▶ **Required task**: With the images removed, repeat the data below exactly.

START Information supplied

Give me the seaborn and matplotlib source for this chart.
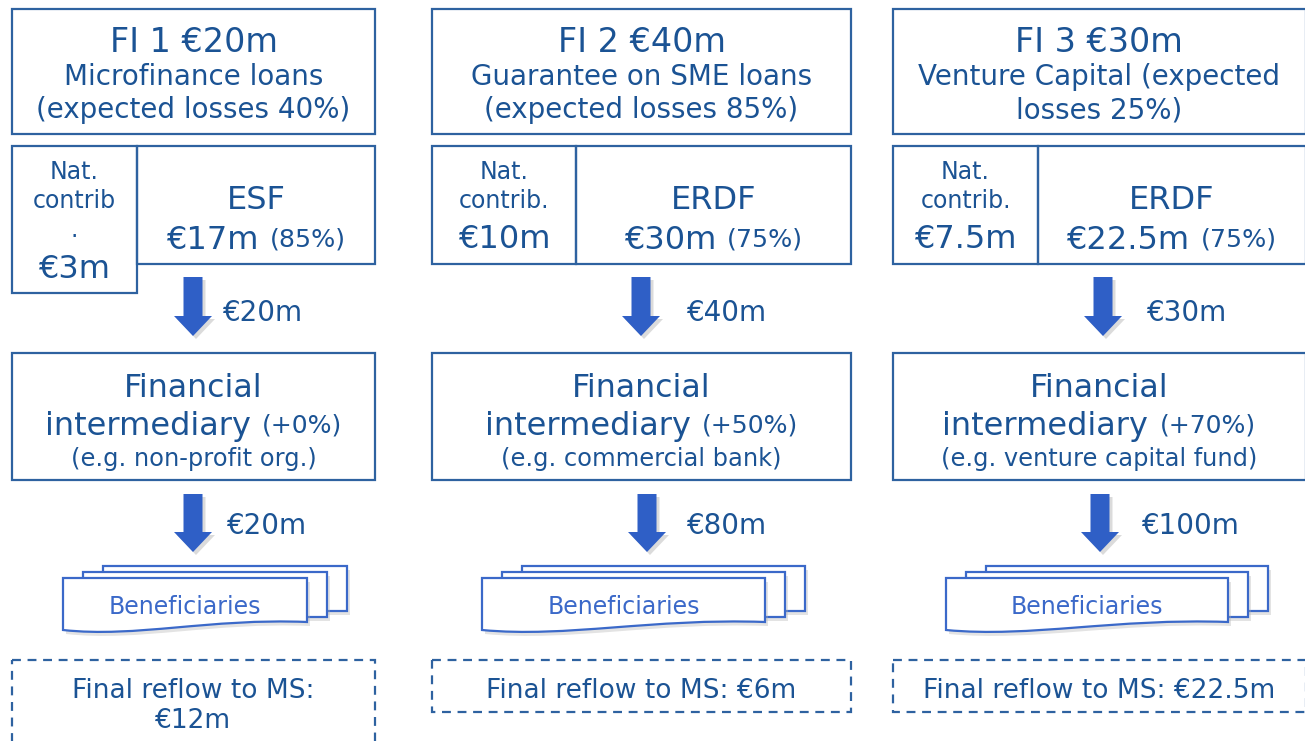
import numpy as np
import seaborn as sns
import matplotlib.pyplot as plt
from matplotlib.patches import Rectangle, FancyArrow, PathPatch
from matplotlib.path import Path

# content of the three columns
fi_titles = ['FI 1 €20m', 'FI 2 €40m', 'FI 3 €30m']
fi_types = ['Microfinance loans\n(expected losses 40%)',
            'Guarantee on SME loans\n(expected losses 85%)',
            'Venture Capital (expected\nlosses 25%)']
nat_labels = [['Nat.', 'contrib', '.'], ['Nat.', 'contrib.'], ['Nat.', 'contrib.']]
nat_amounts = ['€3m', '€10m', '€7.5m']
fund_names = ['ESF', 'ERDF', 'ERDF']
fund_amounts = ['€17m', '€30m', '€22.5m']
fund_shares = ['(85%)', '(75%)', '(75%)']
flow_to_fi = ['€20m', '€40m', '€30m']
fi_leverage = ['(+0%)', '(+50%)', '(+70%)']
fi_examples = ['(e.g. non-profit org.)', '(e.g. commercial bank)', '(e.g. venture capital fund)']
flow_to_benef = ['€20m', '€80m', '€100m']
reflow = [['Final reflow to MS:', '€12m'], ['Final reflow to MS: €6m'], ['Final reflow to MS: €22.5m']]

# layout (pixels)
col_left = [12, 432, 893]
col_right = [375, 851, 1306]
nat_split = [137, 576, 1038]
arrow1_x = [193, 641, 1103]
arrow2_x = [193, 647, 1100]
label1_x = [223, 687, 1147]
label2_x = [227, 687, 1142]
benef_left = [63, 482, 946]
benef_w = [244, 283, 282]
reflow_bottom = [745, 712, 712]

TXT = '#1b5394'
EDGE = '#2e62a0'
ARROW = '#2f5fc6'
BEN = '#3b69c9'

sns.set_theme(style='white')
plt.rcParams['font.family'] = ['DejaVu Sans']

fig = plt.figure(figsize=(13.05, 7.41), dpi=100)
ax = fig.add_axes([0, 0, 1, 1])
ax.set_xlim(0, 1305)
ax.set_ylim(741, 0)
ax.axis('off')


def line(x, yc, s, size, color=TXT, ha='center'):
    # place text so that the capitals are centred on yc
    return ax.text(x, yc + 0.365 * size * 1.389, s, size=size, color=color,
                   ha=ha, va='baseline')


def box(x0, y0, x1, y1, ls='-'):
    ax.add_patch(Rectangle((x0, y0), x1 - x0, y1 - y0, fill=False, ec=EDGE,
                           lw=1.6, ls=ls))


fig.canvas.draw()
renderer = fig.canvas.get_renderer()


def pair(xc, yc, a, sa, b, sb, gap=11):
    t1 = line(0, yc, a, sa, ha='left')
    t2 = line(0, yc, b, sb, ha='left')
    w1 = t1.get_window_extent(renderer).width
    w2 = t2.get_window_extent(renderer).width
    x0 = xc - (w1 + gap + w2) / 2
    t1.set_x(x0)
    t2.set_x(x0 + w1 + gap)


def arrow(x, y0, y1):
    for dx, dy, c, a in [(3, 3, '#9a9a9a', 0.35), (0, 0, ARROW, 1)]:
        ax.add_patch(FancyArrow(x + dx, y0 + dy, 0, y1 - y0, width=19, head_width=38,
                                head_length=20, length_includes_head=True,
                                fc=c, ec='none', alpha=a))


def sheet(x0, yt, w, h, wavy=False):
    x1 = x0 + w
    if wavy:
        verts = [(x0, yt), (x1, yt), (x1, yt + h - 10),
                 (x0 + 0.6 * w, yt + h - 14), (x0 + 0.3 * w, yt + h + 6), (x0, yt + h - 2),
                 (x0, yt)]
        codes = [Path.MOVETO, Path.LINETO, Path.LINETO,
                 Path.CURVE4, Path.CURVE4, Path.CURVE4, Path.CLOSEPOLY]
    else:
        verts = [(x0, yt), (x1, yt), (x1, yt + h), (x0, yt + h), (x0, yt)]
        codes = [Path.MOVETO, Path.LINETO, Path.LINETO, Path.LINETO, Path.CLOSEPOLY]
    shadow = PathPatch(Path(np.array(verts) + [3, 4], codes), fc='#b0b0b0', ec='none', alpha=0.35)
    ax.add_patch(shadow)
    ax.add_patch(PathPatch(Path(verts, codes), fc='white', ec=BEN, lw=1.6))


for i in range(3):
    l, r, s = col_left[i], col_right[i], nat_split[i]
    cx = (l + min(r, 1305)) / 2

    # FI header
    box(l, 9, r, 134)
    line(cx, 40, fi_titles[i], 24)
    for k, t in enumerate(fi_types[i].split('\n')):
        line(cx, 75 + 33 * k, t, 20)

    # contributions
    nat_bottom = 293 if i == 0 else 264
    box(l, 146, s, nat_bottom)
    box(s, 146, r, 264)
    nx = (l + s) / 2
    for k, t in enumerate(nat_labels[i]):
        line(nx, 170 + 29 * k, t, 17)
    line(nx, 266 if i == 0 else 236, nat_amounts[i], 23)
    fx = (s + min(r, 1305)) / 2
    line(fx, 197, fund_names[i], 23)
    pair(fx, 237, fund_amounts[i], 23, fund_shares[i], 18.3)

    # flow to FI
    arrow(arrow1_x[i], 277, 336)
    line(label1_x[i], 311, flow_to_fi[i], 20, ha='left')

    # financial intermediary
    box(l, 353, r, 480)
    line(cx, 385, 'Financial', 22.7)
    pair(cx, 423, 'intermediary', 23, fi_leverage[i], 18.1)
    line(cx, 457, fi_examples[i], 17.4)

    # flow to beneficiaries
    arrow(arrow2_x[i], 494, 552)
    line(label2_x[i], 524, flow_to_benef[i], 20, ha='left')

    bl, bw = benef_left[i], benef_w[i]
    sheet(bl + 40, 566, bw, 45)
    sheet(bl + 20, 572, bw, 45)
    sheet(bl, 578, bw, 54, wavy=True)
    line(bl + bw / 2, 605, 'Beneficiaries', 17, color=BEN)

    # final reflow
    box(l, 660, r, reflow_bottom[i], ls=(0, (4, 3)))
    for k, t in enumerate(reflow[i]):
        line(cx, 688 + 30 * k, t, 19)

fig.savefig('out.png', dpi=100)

END Information supplied

▶ **Task output**:
Give me the seaborn and matplotlib source for this chart.
import numpy as np
import seaborn as sns
import matplotlib.pyplot as plt
from matplotlib.patches import Rectangle, FancyArrow, PathPatch
from matplotlib.path import Path

# content of the three columns
fi_titles = ['FI 1 €20m', 'FI 2 €40m', 'FI 3 €30m']
fi_types = ['Microfinance loans\n(expected losses 40%)',
            'Guarantee on SME loans\n(expected losses 85%)',
            'Venture Capital (expected\nlosses 25%)']
nat_labels = [['Nat.', 'contrib', '.'], ['Nat.', 'contrib.'], ['Nat.', 'contrib.']]
nat_amounts = ['€3m', '€10m', '€7.5m']
fund_names = ['ESF', 'ERDF', 'ERDF']
fund_amounts = ['€17m', '€30m', '€22.5m']
fund_shares = ['(85%)', '(75%)', '(75%)']
flow_to_fi = ['€20m', '€40m', '€30m']
fi_leverage = ['(+0%)', '(+50%)', '(+70%)']
fi_examples = ['(e.g. non-profit org.)', '(e.g. commercial bank)', '(e.g. venture capital fund)']
flow_to_benef = ['€20m', '€80m', '€100m']
reflow = [['Final reflow to MS:', '€12m'], ['Final reflow to MS: €6m'], ['Final reflow to MS: €22.5m']]

# layout (pixels)
col_left = [12, 432, 893]
col_right = [375, 851, 1306]
nat_split = [137, 576, 1038]
arrow1_x = [193, 641, 1103]
arrow2_x = [193, 647, 1100]
label1_x = [223, 687, 1147]
label2_x = [227, 687, 1142]
benef_left = [63, 482, 946]
benef_w = [244, 283, 282]
reflow_bottom = [745, 712, 712]

TXT = '#1b5394'
EDGE = '#2e62a0'
ARROW = '#2f5fc6'
BEN = '#3b69c9'

sns.set_theme(style='white')
plt.rcParams['font.family'] = ['DejaVu Sans']

fig = plt.figure(figsize=(13.05, 7.41), dpi=100)
ax = fig.add_axes([0, 0, 1, 1])
ax.set_xlim(0, 1305)
ax.set_ylim(741, 0)
ax.axis('off')


def line(x, yc, s, size, color=TXT, ha='center'):
    # place text so that the capitals are centred on yc
    return ax.text(x, yc + 0.365 * size * 1.389, s, size=size, color=color,
                   ha=ha, va='baseline')


def box(x0, y0, x1, y1, ls='-'):
    ax.add_patch(Rectangle((x0, y0), x1 - x0, y1 - y0, fill=False, ec=EDGE,
                           lw=1.6, ls=ls))


fig.canvas.draw()
renderer = fig.canvas.get_renderer()


def pair(xc, yc, a, sa, b, sb, gap=11):
    t1 = line(0, yc, a, sa, ha='left')
    t2 = line(0, yc, b, sb, ha='left')
    w1 = t1.get_window_extent(renderer).width
    w2 = t2.get_window_extent(renderer).width
    x0 = xc - (w1 + gap + w2) / 2
    t1.set_x(x0)
    t2.set_x(x0 + w1 + gap)


def arrow(x, y0, y1):
    for dx, dy, c, a in [(3, 3, '#9a9a9a', 0.35), (0, 0, ARROW, 1)]:
        ax.add_patch(FancyArrow(x + dx, y0 + dy, 0, y1 - y0, width=19, head_width=38,
                                head_length=20, length_includes_head=True,
                                fc=c, ec='none', alpha=a))


def sheet(x0, yt, w, h, wavy=False):
    x1 = x0 + w
    if wavy:
        verts = [(x0, yt), (x1, yt), (x1, yt + h - 10),
                 (x0 + 0.6 * w, yt + h - 14), (x0 + 0.3 * w, yt + h + 6), (x0, yt + h - 2),
                 (x0, yt)]
        codes = [Path.MOVETO, Path.LINETO, Path.LINETO,
                 Path.CURVE4, Path.CURVE4, Path.CURVE4, Path.CLOSEPOLY]
    else:
        verts = [(x0, yt), (x1, yt), (x1, yt + h), (x0, yt + h), (x0, yt)]
        codes = [Path.MOVETO, Path.LINETO, Path.LINETO, Path.LINETO, Path.CLOSEPOLY]
    shadow = PathPatch(Path(np.array(verts) + [3, 4], codes), fc='#b0b0b0', ec='none', alpha=0.35)
    ax.add_patch(shadow)
    ax.add_patch(PathPatch(Path(verts, codes), fc='white', ec=BEN, lw=1.6))


for i in range(3):
    l, r, s = col_left[i], col_right[i], nat_split[i]
    cx = (l + min(r, 1305)) / 2

    # FI header
    box(l, 9, r, 134)
    line(cx, 40, fi_titles[i], 24)
    for k, t in enumerate(fi_types[i].split('\n')):
        line(cx, 75 + 33 * k, t, 20)

    # contributions
    nat_bottom = 293 if i == 0 else 264
    box(l, 146, s, nat_bottom)
    box(s, 146, r, 264)
    nx = (l + s) / 2
    for k, t in enumerate(nat_labels[i]):
        line(nx, 170 + 29 * k, t, 17)
    line(nx, 266 if i == 0 else 236, nat_amounts[i], 23)
    fx = (s + min(r, 1305)) / 2
    line(fx, 197, fund_names[i], 23)
    pair(fx, 237, fund_amounts[i], 23, fund_shares[i], 18.3)

    # flow to FI
    arrow(arrow1_x[i], 277, 336)
    line(label1_x[i], 311, flow_to_fi[i], 20, ha='left')

    # financial intermediary
    box(l, 353, r, 480)
    line(cx, 385, 'Financial', 22.7)
    pair(cx, 423, 'intermediary', 23, fi_leverage[i], 18.1)
    line(cx, 457, fi_examples[i], 17.4)

    # flow to beneficiaries
    arrow(arrow2_x[i], 494, 552)
    line(label2_x[i], 524, flow_to_benef[i], 20, ha='left')

    bl, bw = benef_left[i], benef_w[i]
    sheet(bl + 40, 566, bw, 45)
    sheet(bl + 20, 572, bw, 45)
    sheet(bl, 578, bw, 54, wavy=True)
    line(bl + bw / 2, 605, 'Beneficiaries', 17, color=BEN)

    # final reflow
    box(l, 660, r, reflow_bottom[i], ls=(0, (4, 3)))
    for k, t in enumerate(reflow[i]):
        line(cx, 688 + 30 * k, t, 19)

fig.savefig('out.png', dpi=100)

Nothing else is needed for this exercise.